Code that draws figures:
* begin *

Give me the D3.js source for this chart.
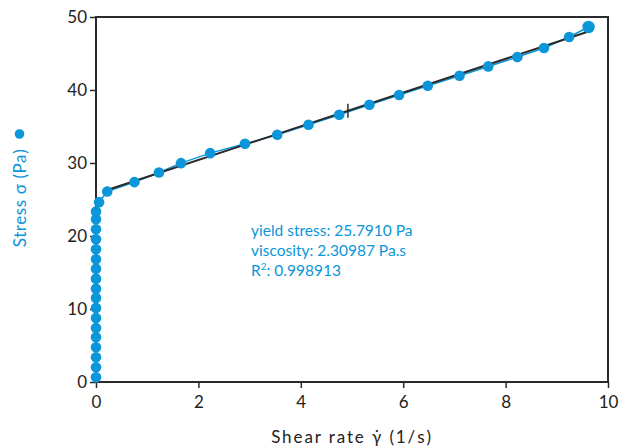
<!DOCTYPE html>
<html>
<head>
<meta charset="utf-8">
<script src="https://cdn.jsdelivr.net/npm/d3@7"></script>
<style>
  html, body { margin: 0; padding: 0; background: #fff; }
  svg { display: block; }
  text { font-family: Lato, "Open Sans", sans-serif; }
</style>
</head>
<body>
<svg id="chart" width="619" height="447"></svg>
<script>
// Flow curve: shear stress vs shear rate, with a Bingham fit
const shearRate = [
  0, 0, 0, 0, 0, 0, 0, 0, 0, 0, 0, 0, 0, 0, 0, 0, 0, 0, 0.06,
  0.22, 0.75, 1.23, 1.66, 2.23, 2.91, 3.54, 4.15, 4.75, 5.34, 5.92, 6.48,
  7.10, 7.66, 8.23, 8.75, 9.24, 9.62
];
const stress = [
  0.64, 2.02, 3.39, 4.76, 6.13, 7.40, 8.77, 10.15, 11.52, 12.79, 14.16, 15.53,
  16.82, 18.19, 19.56, 20.93, 22.31, 23.35, 24.64,
  26.09, 27.38, 28.69, 29.98, 31.35, 32.63, 33.86, 35.23, 36.61, 37.98, 39.31, 40.58,
  41.95, 43.23, 44.52, 45.76, 47.26, 48.63
];

// Bingham model parameters and the shear-rate range they were fitted over
const yieldStress = 25.7910;
const viscosity = 2.30987;
const rSquared = 0.998913;
const fitRange = [0.22, 9.62];
const fitMarker = 4.92;

const xTicks = [0, 2, 4, 6, 8, 10];
const yTicks = [0, 10, 20, 30, 40, 50];

const blue = "#0a96d8";
const ink = "#2a2a2a";

const svg = d3.select("#chart");
const margin = { left: 96, right: 11, top: 17, bottom: 65 };
const W = 619, H = 447;

const x = d3.scaleLinear().domain([0, 10]).range([margin.left, W - margin.right]);
const y = d3.scaleLinear().domain([0, 50]).range([H - margin.bottom, margin.top]);

// axes
const xAxis = d3.axisBottom(x).tickValues(xTicks).tickSize(6).tickSizeOuter(0).tickPadding(6);
const yAxis = d3.axisLeft(y).tickValues(yTicks).tickSize(6).tickSizeOuter(0).tickPadding(3);

const gx = svg.append("g").attr("transform", `translate(0,${y(0)})`).call(xAxis);
const gy = svg.append("g").attr("transform", `translate(${x(0)},0)`).call(yAxis);
[gx, gy].forEach(g => {
  g.select(".domain").remove();
  g.selectAll(".tick line").attr("stroke", ink).attr("stroke-width", 1.5);
  g.selectAll(".tick text").attr("fill", "#222").style("font-size", "17px");
});
gx.selectAll(".tick text").attr("dy", "0.85em");

// plot frame
svg.append("rect")
  .attr("x", x(0)).attr("y", y(50))
  .attr("width", x(10) - x(0)).attr("height", y(0) - y(50))
  .attr("fill", "none").attr("stroke", ink).attr("stroke-width", 2);

const pts = shearRate.map((r, i) => [r, stress[i]]);

// measured curve
svg.append("path")
  .datum(pts)
  .attr("fill", "none")
  .attr("stroke", blue)
  .attr("stroke-width", 1.5)
  .attr("d", d3.line().x(d => x(d[0])).y(d => y(d[1])));

// fitted line
const fit = r => yieldStress + viscosity * r;
svg.append("line")
  .attr("x1", x(fitRange[0])).attr("y1", y(fit(fitRange[0])))
  .attr("x2", x(fitRange[1])).attr("y2", y(fit(fitRange[1])))
  .attr("stroke", ink).attr("stroke-width", 2);

// measured points
svg.append("g").selectAll("circle")
  .data(pts)
  .join("circle")
  .attr("cx", d => x(d[0]))
  .attr("cy", d => y(d[1]))
  .attr("r", (d, i) => i === pts.length - 1 ? 6.2 : 5.3)
  .attr("fill", blue);

// marker on the fit line
svg.append("line")
  .attr("x1", x(fitMarker)).attr("x2", x(fitMarker))
  .attr("y1", y(fit(fitMarker)) - 7).attr("y2", y(fit(fitMarker)) + 7)
  .attr("stroke", ink).attr("stroke-width", 1.5);

// fit results
const tg = svg.append("g").attr("fill", blue).style("font-size", "15.5px");
tg.append("text").attr("x", 251).attr("y", 236)
  .text(`yield stress: ${yieldStress.toFixed(4)} Pa`);
tg.append("text").attr("x", 251).attr("y", 256)
  .text(`viscosity: ${viscosity} Pa.s`);
const r2 = tg.append("text").attr("x", 251).attr("y", 276);
r2.append("tspan").text("R");
r2.append("tspan").attr("dy", -6).style("font-size", "10px").text("2");
r2.append("tspan").attr("dy", 6).text(`: ${rSquared}`);

// axis titles
svg.append("text")
  .attr("x", (x(0) + x(10)) / 2).attr("y", 443)
  .attr("text-anchor", "middle")
  .attr("fill", "#222")
  .style("font-size", "17px")
  .style("letter-spacing", "1.9px")
  .text("Shear rate \u03B3\u0307 (1/s)");

const yt = svg.append("g").attr("transform", "translate(26,198) rotate(-90)");
yt.append("text")
  .attr("x", 0).attr("y", 0)
  .attr("text-anchor", "middle")
  .attr("fill", blue)
  .style("font-size", "17px")
  .style("letter-spacing", "0.6px")
  .text("Stress \u03C3 (Pa)");
yt.append("circle").attr("cx", 64).attr("cy", -6.5).attr("r", 4.8).attr("fill", blue);
</script>
</body>
</html>
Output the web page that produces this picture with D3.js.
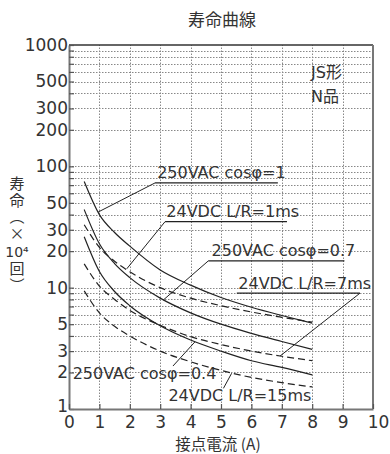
<!DOCTYPE html>
<html>
<head>
<meta charset="utf-8">
<script src="https://cdnjs.cloudflare.com/ajax/libs/d3/7.8.5/d3.min.js"></script>
<style>
body { margin: 0; background: #fff; }
text { fill: #333; }
</style>
</head>
<body>
<div id="chart"></div>
<script>
var width = 390, height = 454;
var margin = {top: 45, right: 17, bottom: 45, left: 69};

// contact current (A), same x for every curve
var current = [0.5, 1, 1.5, 2, 3, 4, 5, 6, 7, 8];

// life (x10^4 operations)
var ac_cos1   = [75, 40, 28.5, 22, 14, 10.5, 8.3, 6.9, 5.9, 5.1];
var ac_cos07  = [44, 23, 15.8, 12.1, 8.2, 6.2, 5.0, 4.2, 3.6, 3.1];
var ac_cos04  = [26.3, 13.6, 9.3, 7.1, 4.85, 3.7, 3.0, 2.5, 2.2, 1.91];
var dc_1ms    = [33, 21.5, 16.5, 13.5, 10.0, 8.2, 7.1, 6.3, 5.7, 5.2];
var dc_7ms    = [15.7, 10.3, 8.0, 6.5, 4.9, 3.95, 3.4, 3.0, 2.72, 2.5];
var dc_15ms   = [9.4, 6.2, 4.8, 4.0, 3.0, 2.45, 2.08, 1.82, 1.65, 1.52];

var curves = [
	{name: "250VAC cosφ=1",   values: ac_cos1,  dashed: false},
	{name: "250VAC cosφ=0.7", values: ac_cos07, dashed: false},
	{name: "250VAC cosφ=0.4", values: ac_cos04, dashed: false},
	{name: "24VDC L/R=1ms",   values: dc_1ms,   dashed: true},
	{name: "24VDC L/R=7ms",   values: dc_7ms,   dashed: true},
	{name: "24VDC L/R=15ms",  values: dc_15ms,  dashed: true}
];

var xTicks = [0, 1, 2, 3, 4, 5, 6, 7, 8, 9, 10];
var yLabels = [1, 2, 3, 5, 10, 20, 30, 50, 100, 200, 300, 500, 1000];

// callouts in chart units: text baseline, optional underline [x1, x2, y], leader line
var callouts = [
	{text: "250VAC cosφ=1",   x: 2.9,  y: 80,   under: [2.83, 6.87, 73],  leader: [[2.83, 73], [0.96, 42]]},
	{text: "24VDC L/R=1ms",   x: 3.2,  y: 38,   under: [3.16, 7.17, 35],  leader: [[3.16, 35], [1.9, 14.3]]},
	{text: "250VAC cosφ=0.7", x: 4.69, y: 18.2, under: [4.58, 9.06, 16.6], leader: [[4.58, 16.6], [3.1, 7.9]]},
	{text: "24VDC L/R=7ms",   x: 5.57, y: 9.8,  under: [5.52, 9.57, 9.0], leader: [[9.57, 9.0], [6.94, 2.73]]},
	{text: "250VAC cosφ=0.4", x: 0.12, y: 1.78, under: null, leader: [[3.42, 2.26], [4.14, 3.57]]},
	{text: "24VDC L/R=15ms",  x: 3.27, y: 1.16, under: null, leader: [[5.08, 1.48], [5.35, 1.97]]}
];

var svg = d3.select("#chart")
	.append("svg")
	.attr("width", width)
	.attr("height", height);

var x = d3.scaleLinear()
	.domain([0, 10])
	.range([margin.left, width - margin.right]);

var y = d3.scaleLog()
	.domain([1, 1000])
	.range([height - margin.bottom, margin.top]);

// every 1..9 step of each decade
var minorValues = [];
[1, 10, 100].forEach(function(dec){
	for (var i = 1; i < 10; i++) minorValues.push(i * dec);
});
minorValues.push(1000);

function px(v){ return Math.round(v) + 0.5; }

// dotted grid, drawn as one path per direction
var hPath = minorValues.filter(function(v){ return v > 1 && v < 1000; })
	.map(function(d){ return "M" + x(0) + "," + px(y(d)) + "H" + x(10); }).join("");
var vPath = xTicks.filter(function(v){ return v > 0 && v < 10; })
	.map(function(d){ return "M" + px(x(d)) + "," + y(1) + "V" + y(1000); }).join("");

svg.append("path")
	.attr("class", "grid")
	.attr("d", hPath + vPath)
	.attr("fill", "none")
	.attr("stroke", "#888")
	.attr("stroke-width", 1)
	.attr("stroke-dasharray", "1.5,1.5");

// frame: top and right
svg.append("line")
	.attr("x1", x(0)).attr("x2", x(10))
	.attr("y1", y(1000)).attr("y2", y(1000))
	.attr("stroke", "#333").attr("stroke-width", 1.5);
svg.append("line")
	.attr("x1", x(10)).attr("x2", x(10))
	.attr("y1", y(1000)).attr("y2", y(1))
	.attr("stroke", "#777").attr("stroke-width", 2);

// axes
var yAxis = d3.axisLeft(y)
	.tickValues(minorValues)
	.tickSizeInner(-5)
	.tickSizeOuter(0)
	.tickPadding(1)
	.tickFormat(function(d){ return yLabels.indexOf(d) >= 0 ? d : ""; });

var gy = svg.append("g")
	.attr("transform", "translate(" + x(0) + ",0)")
	.call(yAxis);

var xAxis = d3.axisBottom(x)
	.tickValues(xTicks)
	.tickSizeInner(-5)
	.tickSizeOuter(0)
	.tickPadding(7)
	.tickFormat(d3.format("d"));

var gx = svg.append("g")
	.attr("transform", "translate(0," + y(1) + ")")
	.call(xAxis);

[gx, gy].forEach(function(g){
	g.select(".domain").attr("stroke", "#777").attr("stroke-width", 2);
	g.selectAll(".tick line").attr("stroke", "#555").attr("stroke-width", 1.2);
	g.selectAll(".tick text")
		.attr("font-family", "DejaVu Sans")
		.attr("font-size", 17)
		.attr("fill", "#333");
});
gx.selectAll(".tick text").filter(function(d){ return d === 10; }).attr("dx", 5);
// "1" sits a little higher so it clears the "0" below
gy.selectAll(".tick text").filter(function(d){ return d === 1; }).attr("dy", "0.12em");

// curves
var line = d3.line()
	.x(function(d){ return x(d[0]); })
	.y(function(d){ return y(d[1]); })
	.curve(d3.curveMonotoneX);

svg.selectAll(".curve")
	.data(curves)
	.enter().append("path")
	.attr("class", "curve")
	.attr("d", function(c){
		return line(current.map(function(xv, i){ return [xv, c.values[i]]; }));
	})
	.attr("fill", "none")
	.attr("stroke", "#222")
	.attr("stroke-width", 1.2)
	.attr("stroke-dasharray", function(c){ return c.dashed ? "7,4" : null; });

// callout labels
var co = svg.selectAll(".callout")
	.data(callouts)
	.enter().append("g")
	.attr("class", "callout");

co.append("text")
	.text(function(d){ return d.text; })
	.attr("x", function(d){ return x(d.x); })
	.attr("y", function(d){ return y(d.y); })
	.attr("font-family", "DejaVu Sans")
	.attr("font-size", 16);

co.filter(function(d){ return d.under; })
	.append("line")
	.attr("x1", function(d){ return x(d.under[0]); })
	.attr("x2", function(d){ return x(d.under[1]); })
	.attr("y1", function(d){ return y(d.under[2]); })
	.attr("y2", function(d){ return y(d.under[2]); })
	.attr("stroke", "#222").attr("stroke-width", 1.2);

co.append("line")
	.attr("x1", function(d){ return x(d.leader[0][0]); })
	.attr("y1", function(d){ return y(d.leader[0][1]); })
	.attr("x2", function(d){ return x(d.leader[1][0]); })
	.attr("y2", function(d){ return y(d.leader[1][1]); })
	.attr("stroke", "#222").attr("stroke-width", 1);

// title and notes
svg.append("text")
	.text("寿命曲線")
	.attr("x", 222)
	.attr("y", 26)
	.attr("text-anchor", "middle")
	.attr("font-family", "Noto Sans CJK JP")
	.attr("font-size", 17);

svg.append("text")
	.text("JS形")
	.attr("x", 311)
	.attr("y", 78)
	.attr("font-family", "DejaVu Sans, Noto Sans CJK JP")
	.attr("font-size", 16);
svg.append("text")
	.text("N品")
	.attr("x", 311)
	.attr("y", 102)
	.attr("font-family", "DejaVu Sans, Noto Sans CJK JP")
	.attr("font-size", 16);

svg.append("text")
	.text("接点電流 (A)")
	.attr("x", 218)
	.attr("y", 450)
	.attr("text-anchor", "middle")
	.attr("font-family", "Noto Sans CJK JP")
	.attr("font-size", 15.5);

// vertical y title, split round the horizontal "10⁴"
svg.append("text")
	.text("寿命（×")
	.attr("x", 17)
	.attr("y", 176)
	.attr("writing-mode", "vertical-rl")
	.attr("letter-spacing", 1.5)
	.attr("font-family", "Noto Sans CJK JP")
	.attr("font-size", 15);
svg.append("text")
	.text("10⁴")
	.attr("x", 17)
	.attr("y", 252)
	.attr("dy", "0.35em")
	.attr("text-anchor", "middle")
	.attr("font-family", "DejaVu Sans")
	.attr("font-size", 14);
svg.append("text")
	.text("回）")
	.attr("x", 17)
	.attr("y", 261)
	.attr("writing-mode", "vertical-rl")
	.attr("letter-spacing", 1.5)
	.attr("font-family", "Noto Sans CJK JP")
	.attr("font-size", 15);
</script>
</body>
</html>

* end *

| Exercise instructions |
From the line containing "Output the web" to the line containing "1.82, 1.65, 1.52];", both lines included, give the text again exactly, without any pictures.

| Written solution |
Output the web page that produces this picture with D3.js.
<!DOCTYPE html>
<html>
<head>
<meta charset="utf-8">
<script src="https://cdnjs.cloudflare.com/ajax/libs/d3/7.8.5/d3.min.js"></script>
<style>
body { margin: 0; background: #fff; }
text { fill: #333; }
</style>
</head>
<body>
<div id="chart"></div>
<script>
var width = 390, height = 454;
var margin = {top: 45, right: 17, bottom: 45, left: 69};

// contact current (A), same x for every curve
var current = [0.5, 1, 1.5, 2, 3, 4, 5, 6, 7, 8];

// life (x10^4 operations)
var ac_cos1   = [75, 40, 28.5, 22, 14, 10.5, 8.3, 6.9, 5.9, 5.1];
var ac_cos07  = [44, 23, 15.8, 12.1, 8.2, 6.2, 5.0, 4.2, 3.6, 3.1];
var ac_cos04  = [26.3, 13.6, 9.3, 7.1, 4.85, 3.7, 3.0, 2.5, 2.2, 1.91];
var dc_1ms    = [33, 21.5, 16.5, 13.5, 10.0, 8.2, 7.1, 6.3, 5.7, 5.2];
var dc_7ms    = [15.7, 10.3, 8.0, 6.5, 4.9, 3.95, 3.4, 3.0, 2.72, 2.5];
var dc_15ms   = [9.4, 6.2, 4.8, 4.0, 3.0, 2.45, 2.08, 1.82, 1.65, 1.52];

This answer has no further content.